The Budget and What It Means for the Housing Market
The Budget arrived half an hour ahead of schedule, which felt rather fitting after what has seemed like a long period of leaks, counter leaks, hints from ministers, reversals and constant speculation. We now have the detail, which means the property sector can finally begin to assess its position with some confidence.
For months the market has struggled to interpret rumoured changes and many buyers and sellers have decided to wait until the facts were known. This pause has weighed heavily on the late autumn market and has left both agents and sellers facing a slow winter period.
In many respects the specifics of the Budget matter less than the simple fact that they are now confirmed. Certainty can be valuable in itself and the sense of relief across the sector is noticeable.
Key Measures for Homeowners
The headline announcement concerns owners of high-value homes, who will face a new mansion tax. The measure introduces four price bands, beginning with a surcharge of 2,500 pounds for properties valued between 2 million and 2.5 million pounds. The top rate will apply to homes worth 5 million pounds or more, where the surcharge rises to 7,500 pounds.
Alongside this, the Office for Budget Responsibility has issued updated forecasts for the housing market. These include projections on mortgage rates, housing supply, price growth and overall transaction levels.
Mortgage Rates and Housing Supply
According to the OBR, the average interest rate on the existing stock of mortgages is expected to rise from about 3.7 percent in 2024 to around 5 percent in 2029. This is slightly higher than its previous estimate. With around 90 percent of mortgages now on fixed rates, these increases are filtering through more slowly than in previous cycles.
Net additions to the housing stock are forecast to fall from an average of 260,000 homes a year in the early 2020s to a low of 215,000 in 2026 to 2027. The OBR anticipates that this trend will reverse as planning reforms begin to take effect, with annual additions increasing to roughly 305,000 by 2029 to 2030. Cumulative additions across the period are expected to reach 1.49 million, slightly below previous expectations.
House Prices and Transactions
House prices are forecast to rise from an average of 260,000 pounds in 2024 to just under 305,000 pounds in 2030. Growth is expected to be just under 3 percent in 2025, followed by an average of 2.5 percent a year thereafter. The introduction of higher property income tax rates from April 2027 is expected to trim price growth by about 0.1 percent a year from 2028.

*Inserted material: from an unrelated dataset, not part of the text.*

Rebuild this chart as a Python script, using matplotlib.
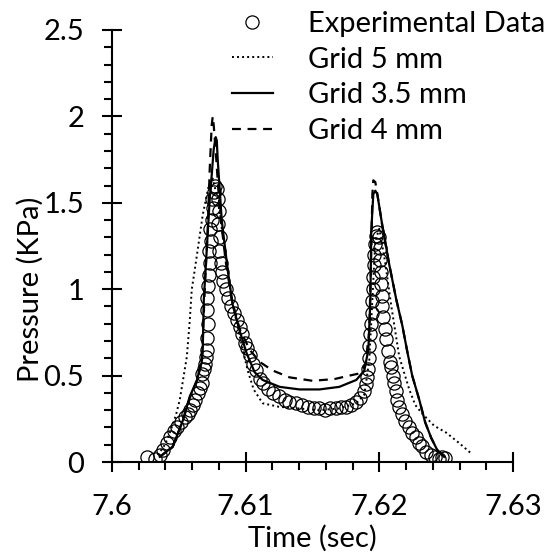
import matplotlib
matplotlib.use("Agg")
import matplotlib.pyplot as plt
from matplotlib.ticker import MultipleLocator

plt.rcParams['font.family'] = ['Lato', 'DejaVu Sans']

# datos experimentales (tiempo en s, presion en KPa)
exp_t = [7.60261, 7.60321, 7.60358, 7.60381, 7.60410, 7.60433, 7.60463, 7.60485,
         7.60515, 7.60545, 7.60567, 7.60582, 7.60604, 7.60619, 7.60642, 7.60657,
         7.60672, 7.60672, 7.60687, 7.60694, 7.60701, 7.60709, 7.60709, 7.60716,
         7.60709, 7.60709, 7.60716, 7.60724, 7.60731, 7.60724, 7.60739, 7.60731,
         7.60746, 7.60754, 7.60746, 7.60761, 7.60769, 7.60784, 7.60791, 7.60799,
         7.60791, 7.60806, 7.60799, 7.60813, 7.60821, 7.60828, 7.60851, 7.60866,
         7.60888, 7.60910, 7.60933, 7.60955, 7.60970, 7.60993, 7.61007, 7.61030,
         7.61052, 7.61075, 7.61104, 7.61127, 7.61164, 7.61201, 7.61246, 7.61291,
         7.61328, 7.61373, 7.61425, 7.61470, 7.61515, 7.61552, 7.61597, 7.61634,
         7.61679, 7.61716, 7.61754, 7.61791, 7.61828, 7.61858, 7.61888, 7.61903,
         7.61910, 7.61918, 7.61925, 7.61925, 7.61933, 7.61940, 7.61948, 7.61948,
         7.61955, 7.61955, 7.61963, 7.61963, 7.61970, 7.61978, 7.61985, 7.62000,
         7.62007, 7.62007, 7.62015, 7.62015, 7.62022, 7.62022, 7.62030, 7.62045,
         7.62052, 7.62067, 7.62082, 7.62090, 7.62104, 7.62112, 7.62127, 7.62134,
         7.62149, 7.62172, 7.62194, 7.62224, 7.62246, 7.62276, 7.62299, 7.62321,
         7.62351, 7.62388, 7.62418, 7.62448, 7.62470, 7.62493]
exp_p = [0.03, 0.02, 0.04, 0.07, 0.11, 0.145, 0.18, 0.20,
         0.23, 0.26, 0.28, 0.30, 0.33, 0.36, 0.40, 0.43,
         0.46, 0.51, 0.54, 0.57, 0.61, 0.65, 0.72, 0.80,
         0.88, 0.95, 1.02, 1.08, 1.15, 1.22, 1.28, 1.35,
         1.40, 1.47, 1.52, 1.56, 1.60, 1.58, 1.52, 1.45,
         1.38, 1.30, 1.22, 1.15, 1.10, 1.05, 1.00, 0.95,
         0.90, 0.86, 0.82, 0.78, 0.74, 0.69, 0.66, 0.62,
         0.57, 0.53, 0.48, 0.46, 0.42, 0.40, 0.38, 0.36,
         0.35, 0.34, 0.33, 0.32, 0.31, 0.31, 0.30, 0.31,
         0.31, 0.32, 0.32, 0.33, 0.35, 0.37, 0.41, 0.45,
         0.49, 0.54, 0.60, 0.67, 0.74, 0.80, 0.86, 0.93,
         1.00, 1.07, 1.14, 1.20, 1.26, 1.31, 1.33, 1.30,
         1.24, 1.17, 1.10, 1.03, 0.96, 0.90, 0.84, 0.77,
         0.71, 0.64, 0.58, 0.55, 0.50, 0.46, 0.41, 0.36,
         0.32, 0.28, 0.24, 0.20, 0.17, 0.145, 0.11, 0.09,
         0.06, 0.04, 0.03, 0.02, 0.03, 0.025]

# malla 5 mm
g5_t = [7.60343, 7.60396, 7.60433, 7.60478, 7.60507, 7.60537, 7.60560, 7.60582,
        7.60597, 7.60619, 7.60634, 7.60679, 7.60724, 7.60754, 7.60791, 7.60843,
        7.60896, 7.60955, 7.61015, 7.61060, 7.61127, 7.61246, 7.61400, 7.61550,
        7.61700, 7.61828, 7.61888, 7.61925, 7.61948, 7.61970, 7.62000, 7.62045,
        7.62090, 7.62149, 7.62224, 7.62269, 7.62321, 7.62410, 7.62500, 7.62597,
        7.62687]
g5_p = [0.04, 0.10, 0.17, 0.27, 0.36, 0.50, 0.61, 0.82,
        1.00, 1.11, 1.19, 1.43, 1.60, 1.64, 1.52, 1.23,
        0.94, 0.73, 0.53, 0.42, 0.34, 0.32, 0.31, 0.30,
        0.31, 0.34, 0.39, 0.59, 0.94, 1.28, 1.35, 1.15,
        0.90, 0.61, 0.42, 0.33, 0.28, 0.21, 0.17, 0.11,
        0.05]

# malla 3.5 mm
g35_t = [7.60358, 7.60455, 7.60530, 7.60582, 7.60634, 7.60672, 7.60679, 7.60687,
         7.60709, 7.60731, 7.60746, 7.60761, 7.60776, 7.60784, 7.60791, 7.60821,
         7.60866, 7.60903, 7.60955, 7.61007, 7.61067, 7.61127, 7.61254, 7.61403,
         7.61552, 7.61701, 7.61828, 7.61888, 7.61918, 7.61933, 7.61940, 7.61955,
         7.61970, 7.61985, 7.62022, 7.62075, 7.62127, 7.62172, 7.62209, 7.62246,
         7.62299, 7.62343, 7.62388, 7.62433, 7.62485]
g35_p = [0.03, 0.09, 0.24, 0.38, 0.47, 0.58, 0.65, 0.94,
         1.23, 1.52, 1.66, 1.81, 1.88, 1.86, 1.75, 1.40,
         1.11, 0.91, 0.76, 0.63, 0.52, 0.475, 0.435, 0.42,
         0.42, 0.435, 0.475, 0.53, 0.65, 0.94, 1.34, 1.55,
         1.57, 1.55, 1.37, 1.14, 0.94, 0.79, 0.64, 0.50,
         0.36, 0.23, 0.14, 0.07, 0.03]

# malla 4 mm
g4_t = [7.60358, 7.60455, 7.60530, 7.60582, 7.60634, 7.60672, 7.60679, 7.60694,
        7.60716, 7.60731, 7.60746, 7.60754, 7.60761, 7.60776, 7.60806, 7.60851,
        7.60896, 7.60955, 7.61030, 7.61104, 7.61201, 7.61328, 7.61500, 7.61664,
        7.61776, 7.61836, 7.61896, 7.61925, 7.61940, 7.61948, 7.61955, 7.61970,
        7.61985, 7.62022, 7.62075, 7.62127, 7.62172, 7.62209, 7.62246, 7.62299,
        7.62343, 7.62388, 7.62433, 7.62485]
g4_p = [0.03, 0.09, 0.24, 0.37, 0.47, 0.58, 0.70, 1.00,
        1.34, 1.69, 1.95, 2.00, 1.95, 1.80, 1.46, 1.16,
        0.94, 0.77, 0.65, 0.58, 0.53, 0.49, 0.47, 0.48,
        0.50, 0.51, 0.56, 0.76, 1.23, 1.55, 1.63, 1.62,
        1.55, 1.37, 1.14, 0.94, 0.79, 0.64, 0.50, 0.36,
        0.23, 0.14, 0.07, 0.03]

xticks = [7.6, 7.61, 7.62, 7.63]
xtick_labels = ['7.6', '7.61', '7.62', '7.63']
yticks = [0, 0.5, 1, 1.5, 2, 2.5]
ytick_labels = ['0', '0.5', '1', '1.5', '2', '2.5']

fig = plt.figure(figsize=(5.5, 5.52), dpi=100)
ax = fig.add_axes([0.2036, 0.163, 0.7291, 0.7827])

ax.plot(exp_t, exp_p, 'o', ms=9.5, mfc='none', mec='black', mew=0.9,
        label='Experimental Data', zorder=2)
ax.plot(g5_t, g5_p, color='black', ls=(0, (1, 1.6)), lw=1.4, label='Grid 5 mm', zorder=3)
ax.plot(g35_t, g35_p, color='black', ls='-', lw=1.6, label='Grid 3.5 mm', zorder=3)
ax.plot(g4_t, g4_p, color='black', ls=(0, (4, 3)), lw=1.6, label='Grid 4 mm', zorder=3)

ax.set_xlim(7.6, 7.63)
ax.set_ylim(0, 2.5)
ax.set_xticks(xticks)
ax.set_xticklabels(xtick_labels)
ax.set_yticks(yticks)
ax.set_yticklabels(ytick_labels)
ax.xaxis.set_minor_locator(MultipleLocator(0.002))
ax.yaxis.set_minor_locator(MultipleLocator(0.1))

for lado in ['top', 'right']:
    ax.spines[lado].set_visible(False)
for lado in ['left', 'bottom']:
    ax.spines[lado].set_linewidth(1.5)

ax.tick_params(which='major', direction='inout', length=14, width=1.5,
               labelsize=21, pad=13)
ax.tick_params(axis='x', which='major', pad=16)
ax.tick_params(which='minor', direction='out', length=6, width=1.5)

ax.set_xlabel('Time (sec)', fontsize=21)
ax.set_ylabel('Pressure (KPa)', fontsize=21)
ax.xaxis.set_label_coords(0.5, -0.145)
ax.yaxis.set_label_coords(-0.17, 0.40)

fig.legend(loc='upper left', bbox_to_anchor=(232 / 550, 1 - 11 / 552), frameon=False,
           fontsize=21, handlelength=1.4, handletextpad=1.2, labelspacing=0.33,
           borderpad=0, borderaxespad=0)

fig.savefig('out.png', dpi=100)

Transaction levels have been unsettled during 2025. Activity rose sharply in the first quarter before falling in the second, as buyers sought to complete ahead of the April stamp duty holiday deadline. Looking further ahead, residential transactions are projected to increase from just under 1.1 million in 2024 to roughly 1.3 million in 2029. This remains below the OBR’s previous forecast, which it attributes to higher stamp duty, rising mortgage rates and reduced mobility among an ageing population.
Investment Outlook
Residential investment is expected to grow by 1 percent in 2025 and strengthen to about 7 percent in 2027 and 2028, supported by looser monetary policy and planning reform. Growth is anticipated to moderate to about 2 percent by 2030.
A Market That Can Move Forward
Specialists will now spend months analysing the details. Yet the more important development is that the government appears to have acknowledged that markets respond better to stability than to continual shifts in policy. With the Budget confirmed, buyers and sellers can finally make decisions based on firm information rather than speculation.
It remains disappointing that the uncertainty of recent months has dampened what might otherwise have been a stronger end to the year, but at least the sector now has a clearer framework from which to plan.